Quantifying Noise of Dynamic Vision Sensor
Evgeny V. Votyakov, Alessandro Artusi
TL;DR
This work addresses the challenge of background activity (BA) noise in Dynamic Vision Sensors (DVS) by proposing an objective denoising criterion based on Detrended Fluctuation Analysis (DFA). The authors adapt DFA to DVS time series to quantify long-range correlations and use this as a metric to evaluate BA filtering without ground truth, deriving a comparison between clean and noisy components. They demonstrate the approach on a moving-car dataset with a simple BA filter, showing that increasing the BA filter window parameter $\Delta T$ can yield higher SNR and noise that behaves more like uncorrelated noise (\(\alpha\approx 0.5\)). The work offers a practical, ground-truth-free method to guide BA filter design and parameter tuning, with future directions including tests on more complex scenes and connections between DFA exponents and event-time statistics.
Abstract
Dynamic visual sensors (DVS) are characterized by a large amount of background activity (BA) noise, which it is mixed with the original (cleaned) sensor signal. The dynamic nature of the signal and the absence in practical application of the ground truth, it clearly makes difficult to distinguish between noise and the cleaned sensor signals using standard image processing techniques.
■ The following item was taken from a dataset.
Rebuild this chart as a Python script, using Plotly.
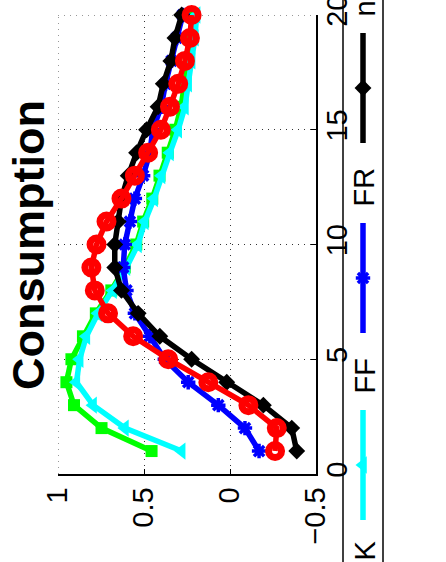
import plotly.graph_objects as go

# ---------------- data ----------------
horizon = list(range(1, 21))
series_labels = ["RK", "FF", "FR", "no FR", "FK"]
green_vals = [0.456, 0.747, 0.907, 0.951, 0.922, 0.855, 0.780, 0.690, 0.612, 0.545,
              0.505, 0.452, 0.410, 0.362, 0.318, 0.285, 0.262, 0.240, 0.222, 0.210]
cyan_vals = [0.281, 0.611, 0.796, 0.893, 0.874, 0.835, 0.767, 0.680, 0.602, 0.535,
             0.495, 0.441, 0.398, 0.349, 0.301, 0.262, 0.243, 0.223, 0.204, 0.194]
blue_vals = [-0.169, -0.087, 0.068, 0.243, 0.379, 0.466, 0.553, 0.602, 0.621, 0.612,
             0.582, 0.553, 0.505, 0.466, 0.449, 0.400, 0.375, 0.340, 0.310, 0.275]
black_vals = [-0.388, -0.359, -0.194, 0.019, 0.223, 0.408, 0.534, 0.631, 0.670, 0.670,
              0.650, 0.631, 0.592, 0.543, 0.485, 0.418, 0.388, 0.344, 0.320, 0.281]
red_vals = [-0.262, -0.272, -0.107, 0.126, 0.359, 0.563, 0.709, 0.786, 0.806, 0.776,
            0.718, 0.631, 0.553, 0.476, 0.402, 0.349, 0.301, 0.262, 0.233, 0.223]
value_ticks = [1, 0.5, 0, -0.5]
horizon_ticks = [0, 5, 10, 15, 20]
title_text = "Consumption"

all_vals = [green_vals, cyan_vals, blue_vals, black_vals, red_vals]

# ---------------- styles ----------------
W, H = 446, 562
FONT = "Liberation Sans, Arial, Helvetica, sans-serif"
colors = ["#00ff00", "#00ffff", "#0000ff", "#000000", "#ff0000"]
symbols = ["square", "triangle-left", "asterisk-open", "diamond", "circle-open"]
msizes = [12, 15, 12, 13, 13]
mline = [0, 0, 3.5, 0, 7]
LW = 5.5

# plot area in pixels
PL, PR, PT, PB = 58, 316, 15, 474


def px_x(px):
    return px / W


def px_y(py):
    return 1 - py / H


fig = go.Figure()

for vals, name, c, s, ms, ml in zip(all_vals, series_labels, colors, symbols, msizes, mline):
    fig.add_trace(go.Scatter(
        x=vals, y=horizon, mode="lines+markers", name=name,
        line=dict(color=c, width=LW),
        marker=dict(symbol=s, size=ms, color=c, line=dict(color=c, width=ml)),
        cliponaxis=False, showlegend=False,
    ))

# ---------------- hand-drawn (rotated) legend on a pixel overlay ----------------
LEG_X = 363
entry_bottoms = [708, 520, 333, 143, -45]
LINE_LEN = 110
TEXT_GAP = 14
for b, name, c, s, ms, ml in zip(entry_bottoms, series_labels, colors, symbols, msizes, mline):
    fig.add_trace(go.Scatter(
        x=[LEG_X, LEG_X], y=[b, b - LINE_LEN], mode="lines",
        line=dict(color=c, width=LW), xaxis="x2", yaxis="y2",
        showlegend=False, hoverinfo="skip"))
    fig.add_trace(go.Scatter(
        x=[LEG_X], y=[b - LINE_LEN / 2], mode="markers",
        marker=dict(symbol=s, size=ms, color=c, line=dict(color=c, width=ml)),
        xaxis="x2", yaxis="y2", showlegend=False, hoverinfo="skip"))
    fig.add_annotation(
        x=px_x(LEG_X + 1), y=px_y(b - LINE_LEN - TEXT_GAP), xref="paper", yref="paper",
        text=name, textangle=-90, showarrow=False,
        xanchor="center", yanchor="bottom",
        font=dict(family=FONT, size=29, color="black"))

shapes = []
for lx in (343, 383):
    shapes.append(dict(type="line", xref="paper", yref="paper", x0=px_x(lx), x1=px_x(lx),
                       y0=-0.05, y1=1.05, line=dict(color="black", width=1.5)))
# dotted grid at the far edges of the axes box
shapes.append(dict(type="line", xref="x", yref="y domain", x0=1, x1=1, y0=0, y1=1,
                   line=dict(color="#333333", width=1, dash="1px,5px"), layer="below"))
shapes.append(dict(type="line", xref="x domain", yref="y", x0=0, x1=1, y0=20, y1=20,
                   line=dict(color="#333333", width=1, dash="1px,5px"), layer="below"))

fig.add_annotation(
    x=px_x(28), y=px_y(245), xref="paper", yref="paper", text="<b>" + title_text + "</b>",
    textangle=-90, showarrow=False, xanchor="center", yanchor="middle",
    font=dict(family=FONT, size=45, color="black"))

grid = dict(showgrid=True, gridcolor="#333333", gridwidth=1, griddash="1px,5px")

fig.update_layout(
    width=W, height=H,
    margin=dict(l=0, r=0, t=0, b=0),
    paper_bgcolor="white", plot_bgcolor="rgba(0,0,0,0)",
    shapes=shapes,
    xaxis=dict(
        domain=[PL / W, PR / W], range=[1, -0.5], anchor="y",
        tickvals=value_ticks, tickangle=-90, ticks="inside", ticklen=5,
        tickcolor="black", tickwidth=1, showline=True, linecolor="black",
        linewidth=1.5, zeroline=False, automargin=False, ticklabelstandoff=0,
        ticklabeloverflow="allow",
        tickfont=dict(family=FONT, size=29, color="black"), **grid),
    yaxis=dict(
        domain=[1 - PB / H, 1 - PT / H], range=[0, 20], anchor="x", side="right",
        tickvals=horizon_ticks, tickangle=-90, ticks="inside", ticklen=5,
        tickcolor="black", tickwidth=1, showline=True, linecolor="black",
        linewidth=1.5, zeroline=False, automargin=False, ticklabelstandoff=-6,
        ticklabeloverflow="allow",
        tickfont=dict(family=FONT, size=29, color="black"), **grid),
    xaxis2=dict(domain=[0, 1], range=[0, W], visible=False, anchor="y2", fixedrange=True),
    yaxis2=dict(domain=[0, 1], range=[H, 0], visible=False, anchor="x2", fixedrange=True),
    showlegend=False,
)

fig.write_html("out.html")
In this letter, a new technique is presented to characterise BA noise derived from the Detrended Fluctuation Analysis (DFA). The proposed technique can be used to address an existing DVS issues, which is how to quantitatively characterised noise and signal without ground truth, and how to derive an optimal denoising filter parameters. The solution of the latter problem is demonstrated for the popular real moving-car dataset.